→ **WRITTEN EXERCISE**: Repeat exactly, please, the lines that begin at the start of the listing and end at the line holding "import numpy as np".

→ **RECORDED INFORMATION**:
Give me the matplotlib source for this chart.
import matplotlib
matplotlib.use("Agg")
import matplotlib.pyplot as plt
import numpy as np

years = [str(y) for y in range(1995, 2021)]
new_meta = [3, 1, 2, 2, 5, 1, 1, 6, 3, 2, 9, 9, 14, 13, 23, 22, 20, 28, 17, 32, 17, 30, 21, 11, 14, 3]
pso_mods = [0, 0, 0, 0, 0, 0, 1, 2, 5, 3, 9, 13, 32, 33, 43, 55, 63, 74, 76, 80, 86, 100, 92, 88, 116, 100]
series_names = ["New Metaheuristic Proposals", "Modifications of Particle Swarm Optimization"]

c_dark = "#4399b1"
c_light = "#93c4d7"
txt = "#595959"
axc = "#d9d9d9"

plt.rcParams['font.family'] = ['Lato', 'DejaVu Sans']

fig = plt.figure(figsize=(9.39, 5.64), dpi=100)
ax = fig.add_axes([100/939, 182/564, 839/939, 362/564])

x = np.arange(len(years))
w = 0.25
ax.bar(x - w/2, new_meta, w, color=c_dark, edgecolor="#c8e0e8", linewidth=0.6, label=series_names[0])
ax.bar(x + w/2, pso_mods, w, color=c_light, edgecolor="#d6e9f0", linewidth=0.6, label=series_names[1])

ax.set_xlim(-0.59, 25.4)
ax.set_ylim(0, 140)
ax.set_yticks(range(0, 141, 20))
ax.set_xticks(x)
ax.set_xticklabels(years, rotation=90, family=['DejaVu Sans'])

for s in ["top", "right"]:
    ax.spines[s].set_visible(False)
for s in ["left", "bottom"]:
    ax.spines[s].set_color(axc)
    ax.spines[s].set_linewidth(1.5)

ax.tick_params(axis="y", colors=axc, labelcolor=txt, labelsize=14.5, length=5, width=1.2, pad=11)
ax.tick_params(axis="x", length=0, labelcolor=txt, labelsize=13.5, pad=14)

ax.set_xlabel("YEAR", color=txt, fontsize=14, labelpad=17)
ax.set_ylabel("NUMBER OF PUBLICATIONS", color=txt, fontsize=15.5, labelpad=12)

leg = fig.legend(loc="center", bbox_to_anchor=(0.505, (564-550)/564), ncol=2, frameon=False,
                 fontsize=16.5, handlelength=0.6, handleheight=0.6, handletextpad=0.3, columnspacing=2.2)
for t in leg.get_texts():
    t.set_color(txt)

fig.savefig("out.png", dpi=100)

→ **SOLUTION TO THE EXERCISE**:
Give me the matplotlib source for this chart.
import matplotlib
matplotlib.use("Agg")
import matplotlib.pyplot as plt
import numpy as np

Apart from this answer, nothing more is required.